* Start Data block *
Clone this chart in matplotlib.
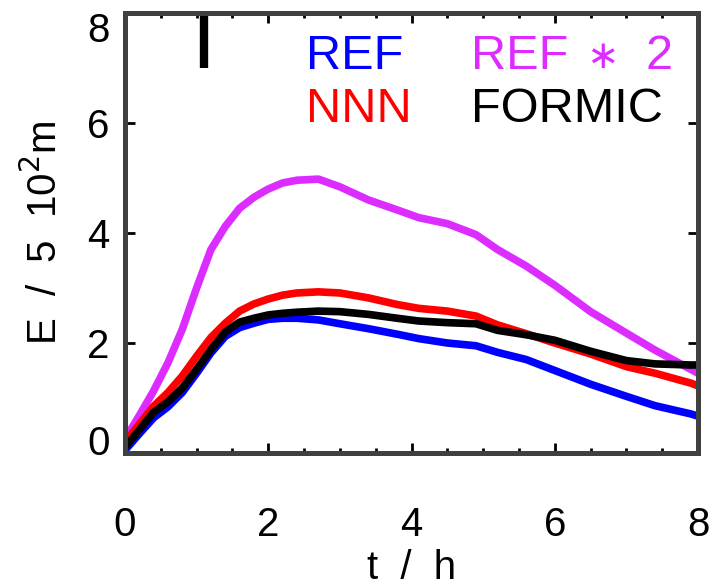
import numpy as np
import matplotlib
matplotlib.use('Agg')
import matplotlib.pyplot as plt
import matplotlib.transforms as mtransforms
from matplotlib.ticker import MultipleLocator

# Zeitachse und Kurven
t = [0, 0.2, 0.4, 0.6, 0.8, 1.0, 1.2, 1.4, 1.6, 1.8, 2.0, 2.2, 2.4, 2.7, 3.0, 3.4,
     3.8, 4.1, 4.5, 4.9, 5.2, 5.6, 6.0, 6.5, 7.0, 7.4, 7.9, 8.0]
ref = [0.05, 0.35, 0.64, 0.84, 1.10, 1.45, 1.82, 2.12, 2.28, 2.36, 2.43, 2.45, 2.45, 2.42,
       2.35, 2.26, 2.16, 2.08, 2.00, 1.95, 1.83, 1.70, 1.50, 1.25, 1.03, 0.86, 0.71, 0.67]
ref2 = [0.25, 0.68, 1.13, 1.64, 2.25, 3.00, 3.70, 4.12, 4.45, 4.65, 4.80, 4.91, 4.96, 4.98,
        4.84, 4.60, 4.42, 4.28, 4.17, 3.97, 3.70, 3.40, 3.05, 2.57, 2.18, 1.87, 1.52, 1.45]
nnn = [0.2, 0.52, 0.85, 1.10, 1.40, 1.76, 2.10, 2.36, 2.58, 2.71, 2.80, 2.87, 2.91, 2.93,
       2.91, 2.82, 2.70, 2.63, 2.58, 2.49, 2.33, 2.17, 2.00, 1.80, 1.57, 1.45, 1.27, 1.22]
formic = [0.1, 0.42, 0.74, 0.93, 1.18, 1.52, 1.88, 2.20, 2.38, 2.45, 2.51, 2.54, 2.56, 2.58,
          2.57, 2.52, 2.45, 2.40, 2.37, 2.35, 2.23, 2.15, 2.05, 1.85, 1.68, 1.62, 1.60, 1.60]

y_ticks = [0, 2, 4, 6, 8]

# Fehlerbalken oben links
err_t = 1.11
err_lo, err_hi = 7.0, 8.0

plt.rcParams['font.family'] = ['Liberation Sans', 'DejaVu Sans']

fig = plt.figure(figsize=(7.13, 5.87), dpi=100)
ax = fig.add_axes([0.1753, 0.2283, 0.8037, 0.7495])

lw = 5.5
kw = dict(lw=lw, solid_capstyle='butt', solid_joinstyle='round')
ax.plot(t, ref, color='#0000ff', **kw)
ax.plot(t, ref2, color='#dc2cff', **kw)
ax.plot(t, nnn, color='#ff0000', **kw)
ax.plot(t, formic, color='black', **kw)
ax.vlines(err_t, err_lo, err_hi, color='black', lw=6)

ax.set_xlim(0, 8)
ax.xaxis.set_major_locator(MultipleLocator(2))
ax.xaxis.set_minor_locator(MultipleLocator(0.5))
# aeusserste y-Labels werden unten separat nach innen versetzt gesetzt
ax.set_yticks(y_ticks, ['' if v in (y_ticks[0], y_ticks[-1]) else str(v) for v in y_ticks])
ax.set_ylim(0, 8)

for s in ax.spines.values():
    s.set_linewidth(3.6)
    s.set_color('#404040')

ax.tick_params(which='both', direction='in', top=True, right=True, color='black')
ax.tick_params(which='major', length=7, width=2)
ax.tick_params(which='minor', length=3.5, width=2)
ax.tick_params(axis='x', which='major', pad=38, labelsize=29)
ax.tick_params(axis='y', which='major', pad=11, labelsize=29)

trans = mtransforms.blended_transform_factory(ax.transAxes, ax.transData)
shift0 = mtransforms.ScaledTranslation(0, -2 / 100, fig.dpi_scale_trans)
shift8 = mtransforms.ScaledTranslation(0, -29 / 100, fig.dpi_scale_trans)
ax.text(-0.026, y_ticks[0], str(y_ticks[0]), transform=trans + shift0, fontsize=29,
        ha='right', va='baseline')
ax.text(-0.026, y_ticks[-1], str(y_ticks[-1]), transform=trans + shift8, fontsize=29,
        ha='right', va='baseline')

ax.set_xlabel('t  /  h', fontsize=29, labelpad=4)
ax.set_ylabel('E  /  5  10$^2$m', fontsize=29, labelpad=16)

fs = 35
ax.text(2.53, 6.98, 'REF', color='#0000ff', fontsize=fs, va='baseline')
ax.text(4.83, 6.98, 'REF', color='#dc2cff', fontsize=fs, va='baseline')
ax.text(6.66, 7.2, '\u2217', color='#dc2cff', fontsize=28, family=['DejaVu Sans'],
        ha='center', va='center')
ax.text(7.27, 6.98, '2', color='#dc2cff', fontsize=fs, va='baseline')
ax.text(2.53, 6.02, 'NNN', color='#ff0000', fontsize=fs, va='baseline')
ax.text(4.83, 6.02, 'FORMIC', color='black', fontsize=fs, va='baseline')

fig.savefig('out.png', dpi=100)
* End Data block *
— Task directions —
All of the data above should be transcribed verbatim, with pictures omitted.

— Exercise answer —
Clone this chart in matplotlib.
import numpy as np
import matplotlib
matplotlib.use('Agg')
import matplotlib.pyplot as plt
import matplotlib.transforms as mtransforms
from matplotlib.ticker import MultipleLocator

# Zeitachse und Kurven
t = [0, 0.2, 0.4, 0.6, 0.8, 1.0, 1.2, 1.4, 1.6, 1.8, 2.0, 2.2, 2.4, 2.7, 3.0, 3.4,
     3.8, 4.1, 4.5, 4.9, 5.2, 5.6, 6.0, 6.5, 7.0, 7.4, 7.9, 8.0]
ref = [0.05, 0.35, 0.64, 0.84, 1.10, 1.45, 1.82, 2.12, 2.28, 2.36, 2.43, 2.45, 2.45, 2.42,
       2.35, 2.26, 2.16, 2.08, 2.00, 1.95, 1.83, 1.70, 1.50, 1.25, 1.03, 0.86, 0.71, 0.67]
ref2 = [0.25, 0.68, 1.13, 1.64, 2.25, 3.00, 3.70, 4.12, 4.45, 4.65, 4.80, 4.91, 4.96, 4.98,
        4.84, 4.60, 4.42, 4.28, 4.17, 3.97, 3.70, 3.40, 3.05, 2.57, 2.18, 1.87, 1.52, 1.45]
nnn = [0.2, 0.52, 0.85, 1.10, 1.40, 1.76, 2.10, 2.36, 2.58, 2.71, 2.80, 2.87, 2.91, 2.93,
       2.91, 2.82, 2.70, 2.63, 2.58, 2.49, 2.33, 2.17, 2.00, 1.80, 1.57, 1.45, 1.27, 1.22]
formic = [0.1, 0.42, 0.74, 0.93, 1.18, 1.52, 1.88, 2.20, 2.38, 2.45, 2.51, 2.54, 2.56, 2.58,
          2.57, 2.52, 2.45, 2.40, 2.37, 2.35, 2.23, 2.15, 2.05, 1.85, 1.68, 1.62, 1.60, 1.60]

y_ticks = [0, 2, 4, 6, 8]

# Fehlerbalken oben links
err_t = 1.11
err_lo, err_hi = 7.0, 8.0

plt.rcParams['font.family'] = ['Liberation Sans', 'DejaVu Sans']

fig = plt.figure(figsize=(7.13, 5.87), dpi=100)
ax = fig.add_axes([0.1753, 0.2283, 0.8037, 0.7495])

lw = 5.5
kw = dict(lw=lw, solid_capstyle='butt', solid_joinstyle='round')
ax.plot(t, ref, color='#0000ff', **kw)
ax.plot(t, ref2, color='#dc2cff', **kw)
ax.plot(t, nnn, color='#ff0000', **kw)
ax.plot(t, formic, color='black', **kw)
ax.vlines(err_t, err_lo, err_hi, color='black', lw=6)

ax.set_xlim(0, 8)
ax.xaxis.set_major_locator(MultipleLocator(2))
ax.xaxis.set_minor_locator(MultipleLocator(0.5))
# aeusserste y-Labels werden unten separat nach innen versetzt gesetzt
ax.set_yticks(y_ticks, ['' if v in (y_ticks[0], y_ticks[-1]) else str(v) for v in y_ticks])
ax.set_ylim(0, 8)

for s in ax.spines.values():
    s.set_linewidth(3.6)
    s.set_color('#404040')

ax.tick_params(which='both', direction='in', top=True, right=True, color='black')
ax.tick_params(which='major', length=7, width=2)
ax.tick_params(which='minor', length=3.5, width=2)
ax.tick_params(axis='x', which='major', pad=38, labelsize=29)
ax.tick_params(axis='y', which='major', pad=11, labelsize=29)

trans = mtransforms.blended_transform_factory(ax.transAxes, ax.transData)
shift0 = mtransforms.ScaledTranslation(0, -2 / 100, fig.dpi_scale_trans)
shift8 = mtransforms.ScaledTranslation(0, -29 / 100, fig.dpi_scale_trans)
ax.text(-0.026, y_ticks[0], str(y_ticks[0]), transform=trans + shift0, fontsize=29,
        ha='right', va='baseline')
ax.text(-0.026, y_ticks[-1], str(y_ticks[-1]), transform=trans + shift8, fontsize=29,
        ha='right', va='baseline')

ax.set_xlabel('t  /  h', fontsize=29, labelpad=4)
ax.set_ylabel('E  /  5  10$^2$m', fontsize=29, labelpad=16)

fs = 35
ax.text(2.53, 6.98, 'REF', color='#0000ff', fontsize=fs, va='baseline')
ax.text(4.83, 6.98, 'REF', color='#dc2cff', fontsize=fs, va='baseline')
ax.text(6.66, 7.2, '\u2217', color='#dc2cff', fontsize=28, family=['DejaVu Sans'],
        ha='center', va='center')
ax.text(7.27, 6.98, '2', color='#dc2cff', fontsize=fs, va='baseline')
ax.text(2.53, 6.02, 'NNN', color='#ff0000', fontsize=fs, va='baseline')
ax.text(4.83, 6.02, 'FORMIC', color='black', fontsize=fs, va='baseline')

fig.savefig('out.png', dpi=100)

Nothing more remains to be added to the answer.